Clergy abuse survivors react to New York diocese's bankruptcy settlement
PJ D'Amico said he was a sixth grader the first time his priest sexually abused him. He said Fr. Alfred Soave, then-pastor at St. Hugh of Lincoln Church in Huntington Station, New York, abused him repeatedly through the eighth grade. D'Amico, 57, will receive compensation starting in 2025 from the Diocese of Rockville Centre. (Courtesy of PJ D'Amico)
January 16, 2025
By Sean Piccoli
Editor's note: The Catholic Church has spent billions of dollars settling claims from sexual abuse cases. National Catholic Reporter is investigating the costs to Catholics, parishes and the church in its new series "The Reckoning." NCR's investigative reports, including this series, are made possible in part through the generosity of Annette Lomont.
This is Part 2 of a two-part story on the sexual abuse settlement in the Diocese of Rockville Centre, New York. You can read Part 1 here.
PJ D'Amico said his "45-year ordeal" began the first time he was sexually abused by his priest.
D'Amico was a sixth grader who worshiped with his family at St. Hugh of Lincoln Church in Huntington Station, New York. He said the pastor at St. Hugh of Lincoln, Fr. Alfred B. Soave, abused him repeatedly through the eighth grade, including on the day of his confirmation.
D'Amico, 57, is one of about 600 survivors of sexual abuse who will receive approximately $323 million in payments beginning this year from the Diocese of Rockville Centre, New York, which oversees St. Hugh of Lincoln and 135 other parishes on New York's Long Island. After four years of federal bankruptcy proceedings, the Diocese of Rockville Centre agreed to settle the claims brought by people who said dozens of priests and other adults employed by the diocese sexually abused them in previous decades.
A federal judge approved the bankruptcy settlement in December, clearing the way for survivors to begin receiving restitution. For D'Amico, the settlement comes as both a relief and a painful reminder of a long struggle with a trusted institution that exposed him to lasting harm and then declared bankruptcy when faced with a deluge of lawsuits.
"It was more like 'uncle' than 'do the right thing,' " he said of the diocese's ultimate decision to reach an agreement that will compensate him and other abuse victims. "They finally realized it was going to cost more not to settle and made a pragmatic decision."

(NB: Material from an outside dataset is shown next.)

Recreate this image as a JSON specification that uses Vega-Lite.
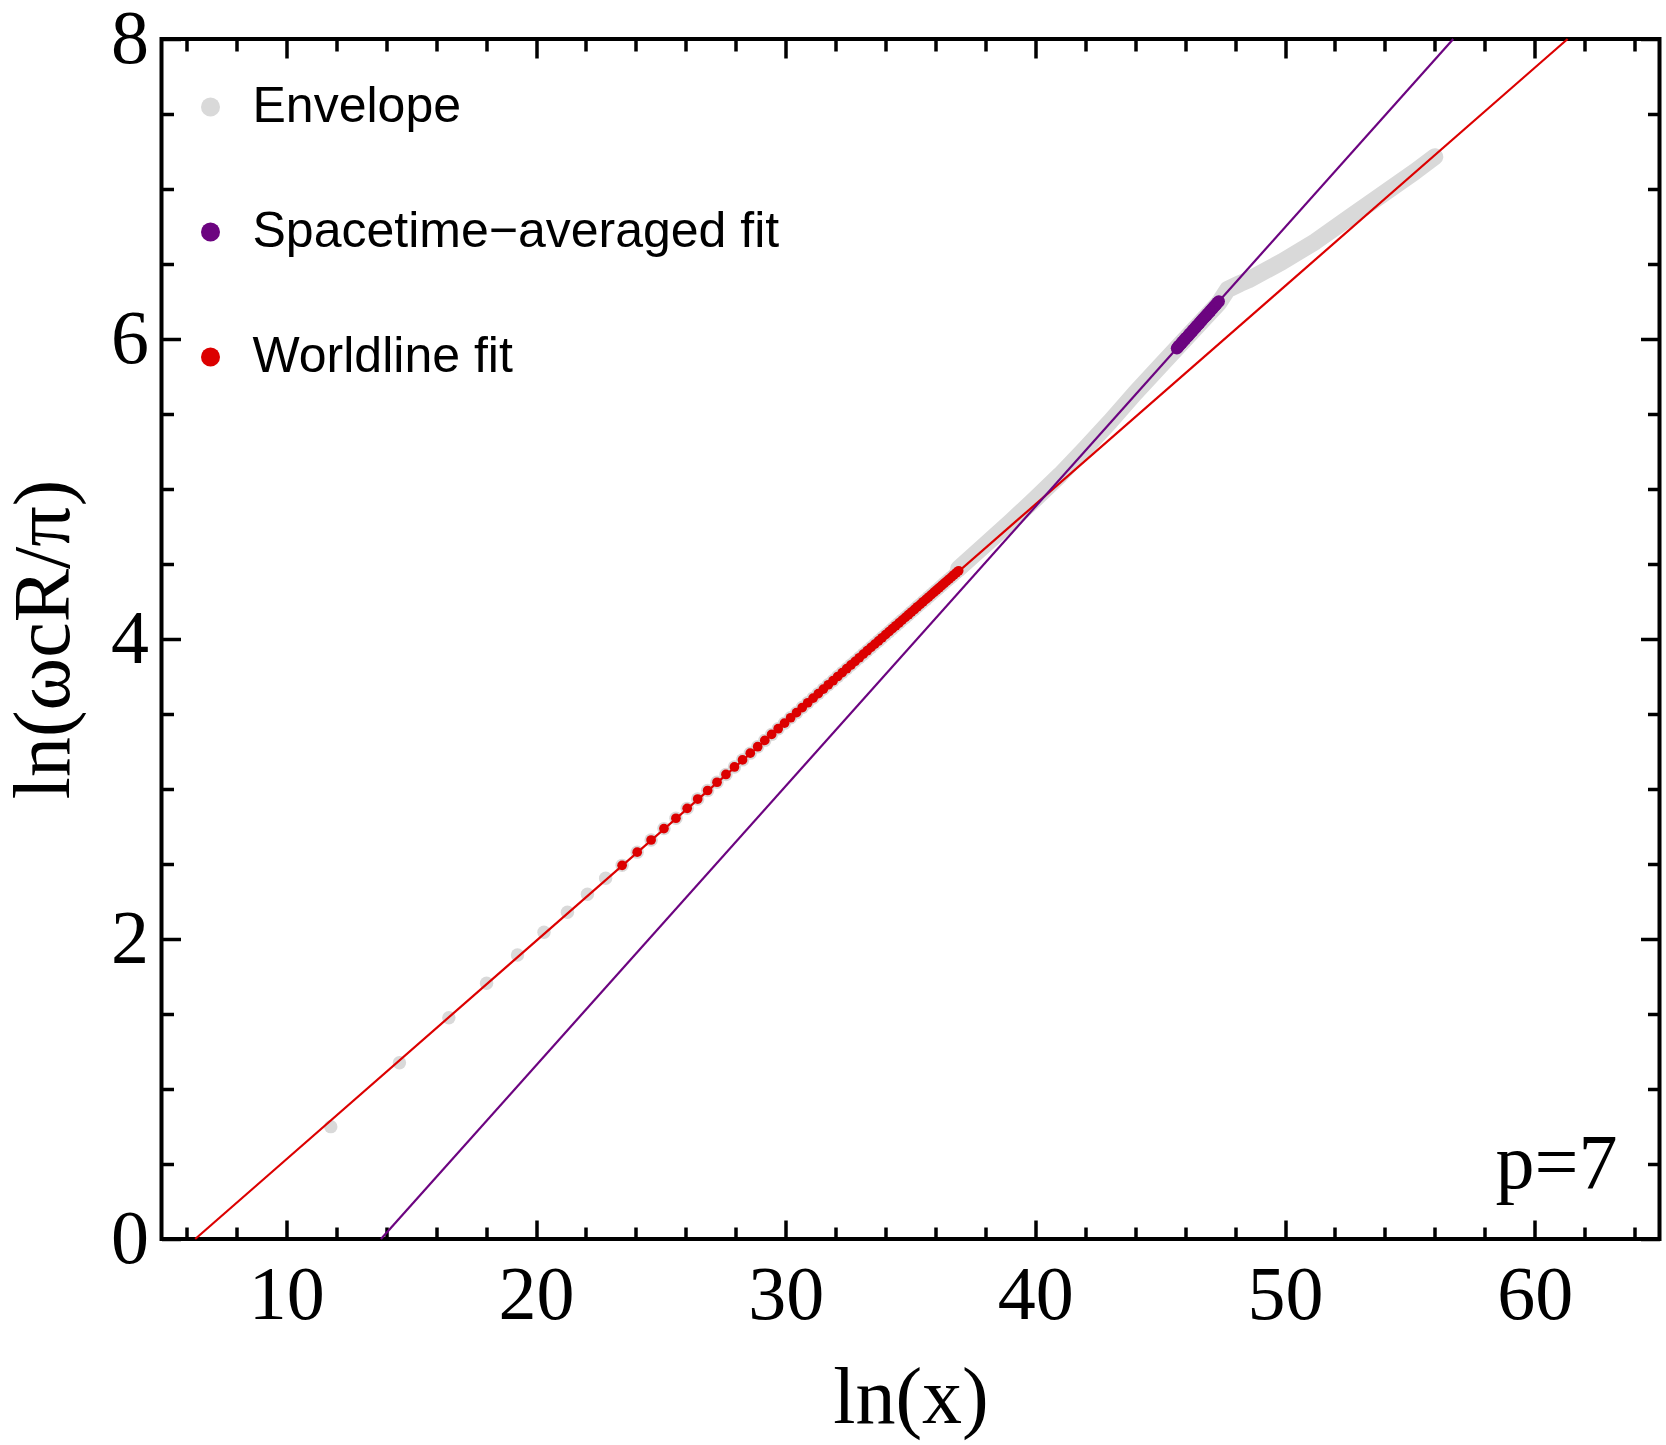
{
  "$schema": "https://vega.github.io/schema/vega-lite/v6.json",
  "autosize": "none",
  "padding": {"left": 161.5, "top": 39, "right": 6.5, "bottom": 206},
  "width": 1498,
  "height": 1200,
  "background": "white",
  "config": {
    "view": {"stroke": "black", "strokeWidth": 4},
    "axis": {
      "domain": false, "grid": false,
      "tickColor": "black", "tickWidth": 3.5,
      "labelFont": "Liberation Serif", "labelFontSize": 76, "labelColor": "black",
      "titleFont": "Liberation Serif", "titleFontSize": 80, "titleFontWeight": "normal", "titleColor": "black"
    }
  },
  "datasets": {
    "pts": [
      {"lx": 11.78, "ly": 0.749, "w": 0}, {"lx": 14.53, "ly": 1.175, "w": 0}, {"lx": 16.51, "ly": 1.475, "w": 0},
      {"lx": 18.02, "ly": 1.705, "w": 0}, {"lx": 19.26, "ly": 1.893, "w": 0}, {"lx": 20.32, "ly": 2.045, "w": 0},
      {"lx": 21.26, "ly": 2.178, "w": 0}, {"lx": 22.06, "ly": 2.298, "w": 0}, {"lx": 22.79, "ly": 2.405, "w": 0},
      {"lx": 23.449, "ly": 2.491, "w": 1}, {"lx": 24.053, "ly": 2.579, "w": 1}, {"lx": 24.61, "ly": 2.66, "w": 1},
      {"lx": 25.125, "ly": 2.736, "w": 1}, {"lx": 25.605, "ly": 2.805, "w": 1}, {"lx": 26.055, "ly": 2.871, "w": 1},
      {"lx": 26.477, "ly": 2.933, "w": 1}, {"lx": 26.875, "ly": 2.99, "w": 1}, {"lx": 27.25, "ly": 3.045, "w": 1},
      {"lx": 27.608, "ly": 3.097, "w": 1}, {"lx": 27.948, "ly": 3.147, "w": 1}, {"lx": 28.272, "ly": 3.194, "w": 1},
      {"lx": 28.582, "ly": 3.239, "w": 1}, {"lx": 28.879, "ly": 3.282, "w": 1}, {"lx": 29.164, "ly": 3.324, "w": 1},
      {"lx": 29.437, "ly": 3.364, "w": 1}, {"lx": 29.7, "ly": 3.402, "w": 1}, {"lx": 29.954, "ly": 3.439, "w": 1},
      {"lx": 30.199, "ly": 3.475, "w": 1}, {"lx": 30.435, "ly": 3.509, "w": 1}, {"lx": 30.664, "ly": 3.543, "w": 1},
      {"lx": 30.885, "ly": 3.575, "w": 1}, {"lx": 31.1, "ly": 3.606, "w": 1}, {"lx": 31.308, "ly": 3.636, "w": 1},
      {"lx": 31.511, "ly": 3.666, "w": 1}, {"lx": 31.708, "ly": 3.695, "w": 1}, {"lx": 31.899, "ly": 3.722, "w": 1},
      {"lx": 32.085, "ly": 3.75, "w": 1}, {"lx": 32.267, "ly": 3.776, "w": 1}, {"lx": 32.444, "ly": 3.802, "w": 1},
      {"lx": 32.616, "ly": 3.827, "w": 1}, {"lx": 32.784, "ly": 3.851, "w": 1}, {"lx": 32.948, "ly": 3.875, "w": 1},
      {"lx": 33.109, "ly": 3.899, "w": 1}, {"lx": 33.266, "ly": 3.922, "w": 1}, {"lx": 33.419, "ly": 3.944, "w": 1},
      {"lx": 33.57, "ly": 3.966, "w": 1}, {"lx": 33.717, "ly": 3.987, "w": 1}, {"lx": 33.861, "ly": 4.008, "w": 1},
      {"lx": 34.002, "ly": 4.029, "w": 1}, {"lx": 34.141, "ly": 4.049, "w": 1}, {"lx": 34.276, "ly": 4.069, "w": 1},
      {"lx": 34.409, "ly": 4.088, "w": 1}, {"lx": 34.54, "ly": 4.107, "w": 1}, {"lx": 34.668, "ly": 4.126, "w": 1},
      {"lx": 34.794, "ly": 4.144, "w": 1}, {"lx": 34.918, "ly": 4.162, "w": 1}, {"lx": 35.039, "ly": 4.18, "w": 1},
      {"lx": 35.159, "ly": 4.197, "w": 1}, {"lx": 35.276, "ly": 4.215, "w": 1}, {"lx": 35.392, "ly": 4.231, "w": 1},
      {"lx": 35.505, "ly": 4.248, "w": 1}, {"lx": 35.617, "ly": 4.264, "w": 1}, {"lx": 35.727, "ly": 4.28, "w": 1},
      {"lx": 35.836, "ly": 4.296, "w": 1}, {"lx": 35.942, "ly": 4.312, "w": 1}, {"lx": 36.047, "ly": 4.327, "w": 1},
      {"lx": 36.151, "ly": 4.342, "w": 1}, {"lx": 36.253, "ly": 4.357, "w": 1}, {"lx": 36.354, "ly": 4.372, "w": 1},
      {"lx": 36.453, "ly": 4.386, "w": 1}, {"lx": 36.551, "ly": 4.4, "w": 1}, {"lx": 36.647, "ly": 4.414, "w": 1},
      {"lx": 36.742, "ly": 4.428, "w": 1}, {"lx": 36.836, "ly": 4.442, "w": 1}, {"lx": 36.929, "ly": 4.455, "w": 1}
    ],
    "band": [
      {"lx": 36.93, "ly": 4.47}, {"lx": 38.0, "ly": 4.63}, {"lx": 39.0, "ly": 4.78}, {"lx": 40.0, "ly": 4.935},
      {"lx": 41.0, "ly": 5.095}, {"lx": 42.0, "ly": 5.27}, {"lx": 43.0, "ly": 5.45}, {"lx": 44.0, "ly": 5.64},
      {"lx": 45.0, "ly": 5.82}, {"lx": 45.67, "ly": 5.94}, {"lx": 47.35, "ly": 6.24}, {"lx": 47.7, "ly": 6.33},
      {"lx": 48.2, "ly": 6.37}, {"lx": 48.55, "ly": 6.395}, {"lx": 49.88, "ly": 6.515}, {"lx": 51.21, "ly": 6.649},
      {"lx": 52.54, "ly": 6.805}, {"lx": 53.87, "ly": 6.96}, {"lx": 55.2, "ly": 7.115}, {"lx": 56.0, "ly": 7.215}
    ],
    "st": [
      {"lx": 45.67, "ly": 5.938}, {"lx": 45.718, "ly": 5.947}, {"lx": 45.766, "ly": 5.956}, {"lx": 45.814, "ly": 5.965},
      {"lx": 45.862, "ly": 5.974}, {"lx": 45.91, "ly": 5.983}, {"lx": 45.958, "ly": 5.992}, {"lx": 46.006, "ly": 6.001},
      {"lx": 46.054, "ly": 6.01}, {"lx": 46.102, "ly": 6.018}, {"lx": 46.15, "ly": 6.027}, {"lx": 46.198, "ly": 6.036},
      {"lx": 46.246, "ly": 6.045}, {"lx": 46.294, "ly": 6.054}, {"lx": 46.342, "ly": 6.063}, {"lx": 46.39, "ly": 6.072},
      {"lx": 46.438, "ly": 6.081}, {"lx": 46.486, "ly": 6.09}, {"lx": 46.534, "ly": 6.099}, {"lx": 46.582, "ly": 6.108},
      {"lx": 46.63, "ly": 6.117}, {"lx": 46.678, "ly": 6.126}, {"lx": 46.726, "ly": 6.135}, {"lx": 46.774, "ly": 6.144},
      {"lx": 46.822, "ly": 6.152}, {"lx": 46.87, "ly": 6.161}, {"lx": 46.918, "ly": 6.17}, {"lx": 46.966, "ly": 6.179},
      {"lx": 47.014, "ly": 6.188}, {"lx": 47.062, "ly": 6.197}, {"lx": 47.11, "ly": 6.206}, {"lx": 47.158, "ly": 6.215},
      {"lx": 47.206, "ly": 6.224}, {"lx": 47.254, "ly": 6.233}, {"lx": 47.302, "ly": 6.242}, {"lx": 47.35, "ly": 6.251}
    ],
    "fits": [
      {"lx": 6.35, "ly": 0, "f": "w"}, {"lx": 61.32, "ly": 8, "f": "w"},
      {"lx": 13.79, "ly": 0, "f": "s"}, {"lx": 56.74, "ly": 8, "f": "s"}
    ],
    "note": [{"lx": 63.32, "ly": 0.34, "t": "p=7"}]
  },
  "resolve": {"axis": {"x": "independent", "y": "independent"}},
  "layer": [
    {
      "data": {"name": "band"},
      "mark": {"type": "line", "color": "#d9d9d9", "strokeWidth": 17, "strokeCap": "round", "strokeJoin": "round"},
      "encoding": {
        "x": {"field": "lx", "type": "quantitative", "scale": {"domain": [5, 65], "nice": false, "zero": false},
              "axis": {"orient": "top", "values": [10, 20, 30, 40, 50, 60], "tickSize": -19, "labels": false, "title": null}},
        "y": {"field": "ly", "type": "quantitative", "scale": {"domain": [0, 8], "nice": false},
              "axis": {"orient": "right", "values": [0, 2, 4, 6, 8], "tickSize": -19, "labels": false, "title": null}}
      }
    },
    {
      "data": {"name": "pts"},
      "mark": {"type": "point", "filled": true, "opacity": 1, "size": 180},
      "encoding": {
        "x": {"field": "lx", "type": "quantitative", "scale": {"domain": [5, 65], "nice": false, "zero": false},
              "axis": {"orient": "top", "values": [6, 8, 12, 14, 16, 18, 22, 24, 26, 28, 32, 34, 36, 38, 42, 44, 46, 48, 52, 54, 56, 58, 62, 64], "tickSize": -12, "labels": false, "title": null}},
        "y": {"field": "ly", "type": "quantitative", "scale": {"domain": [0, 8], "nice": false},
              "axis": {"orient": "right", "values": [0.5, 1, 1.5, 2.5, 3, 3.5, 4.5, 5, 5.5, 6.5, 7, 7.5], "tickSize": -12, "labels": false, "title": null}},
        "color": {
          "datum": "Envelope", "type": "nominal",
          "scale": {"domain": ["Envelope", "Spacetime−averaged fit", "Worldline fit"], "range": ["#d9d9d9", "#6c0480", "#dc0000"]},
          "legend": {
            "orient": "none", "legendX": 24, "legendY": 43, "title": null, "padding": 0,
            "symbolType": "circle", "symbolSize": 361, "symbolStrokeWidth": 0, "symbolOpacity": 1,
            "labelFont": "Liberation Sans", "labelFontSize": 50, "labelColor": "black", "labelOffset": 17,
            "labelLimit": 1000, "rowPadding": 75
          }
        }
      }
    },
    {
      "data": {"name": "fits"},
      "transform": [{"filter": "datum.f === 'w'"}],
      "mark": {"type": "line", "color": "#dc0000", "strokeWidth": 2.2},
      "encoding": {
        "x": {"field": "lx", "type": "quantitative", "scale": {"domain": [5, 65], "nice": false, "zero": false},
              "axis": {"orient": "bottom", "values": [10, 20, 30, 40, 50, 60], "tickSize": -19, "labelPadding": 38, "title": "ln(x)", "titlePadding": 26}},
        "y": {"field": "ly", "type": "quantitative", "scale": {"domain": [0, 8], "nice": false},
              "axis": {"orient": "left", "values": [0, 2, 4, 6, 8], "tickSize": -19, "labelPadding": 32, "title": "ln(ωcR/π)", "titlePadding": 25}}
      }
    },
    {
      "data": {"name": "fits"},
      "transform": [{"filter": "datum.f === 's'"}],
      "mark": {"type": "line", "color": "#6c0480", "strokeWidth": 2.2},
      "encoding": {
        "x": {"field": "lx", "type": "quantitative", "scale": {"domain": [5, 65], "nice": false, "zero": false},
              "axis": {"orient": "bottom", "values": [6, 8, 12, 14, 16, 18, 22, 24, 26, 28, 32, 34, 36, 38, 42, 44, 46, 48, 52, 54, 56, 58, 62, 64], "tickSize": -12, "labels": false, "title": null}},
        "y": {"field": "ly", "type": "quantitative", "scale": {"domain": [0, 8], "nice": false},
              "axis": {"orient": "left", "values": [0.5, 1, 1.5, 2.5, 3, 3.5, 4.5, 5, 5.5, 6.5, 7, 7.5], "tickSize": -12, "labels": false, "title": null}}
      }
    },
    {
      "data": {"name": "st"},
      "mark": {"type": "point", "filled": true, "opacity": 1, "size": 150},
      "encoding": {
        "x": {"field": "lx", "type": "quantitative", "axis": null},
        "y": {"field": "ly", "type": "quantitative", "axis": null},
        "color": {"datum": "Spacetime−averaged fit", "type": "nominal"}
      }
    },
    {
      "data": {"name": "pts"},
      "transform": [{"filter": "datum.w === 1"}],
      "mark": {"type": "point", "filled": true, "opacity": 1, "size": 95},
      "encoding": {
        "x": {"field": "lx", "type": "quantitative", "axis": null},
        "y": {"field": "ly", "type": "quantitative", "axis": null},
        "color": {"datum": "Worldline fit", "type": "nominal"}
      }
    },
    {
      "data": {"name": "note"},
      "mark": {"type": "text", "font": "Liberation Serif", "fontSize": 78, "align": "right", "baseline": "alphabetic", "color": "black"},
      "encoding": {
        "x": {"field": "lx", "type": "quantitative", "axis": null},
        "y": {"field": "ly", "type": "quantitative", "axis": null},
        "text": {"field": "t"}
      }
    }
  ]
}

John Salveson, who said he was sexually abused by a Long Island priest beginning in 1969 at age 13 and received compensation from the diocese in 2017 under a different program, agreed that the bankruptcy settlement feels more practical than moral.
"This is strictly an economic issue for them," Salveson told the National Catholic Reporter. "This is a risk-management issue for them. And I spent way too many years trying to get them to see this as a moral issue. They just don't think it's a moral issue."
For his part, D'Amico said, "The monetary resolution is going to be both hard to accept and a relief to accept."
D'Amico's Florida-based lawyer, Adam Horowitz, called the settlement a "milestone" for his 24 clients, ages 40-75, and the hundreds of others who were victimized as boys and teens.
"It's a large sum of money that is a recognition that abuse occurred on a really large scale," Horowitz said of the estimated $323 million. For abuse survivors, he said the settlement — both in its financial terms and other provisions for holding the diocese to account — is "a validation and a recognition that this happened, that they're believed, and there was a serious wrong that occurred."
The settlement doesn't address every case of abuse, Horowitz said. "There are many more survivors than the 600 who came forward," he said, including "many who I spoke to who missed the deadline" to file claims against the diocese for past abuses.
Horowitz said a critical outcome of the bankruptcy settlement is that the diocese will have to publicly disclose the identities and personnel files of all known abusers and all who were credibly accused of child sex abuse while working under the diocese's supervision as priests or in other roles.
The names of more than 100 priests already appear in civil and bankruptcy court documents. Horowitz estimated that as many as 170 perpetrators have been identified, in all, over the course of the proceedings.
Whatever the exact figure, the diocese will have to produce a comprehensive accounting of it, available for public review, although the logistics of how and where to house the documents and make them accessible is still being worked out, Horowitz said.
"There will be a record of who knew what and when they knew it," he said.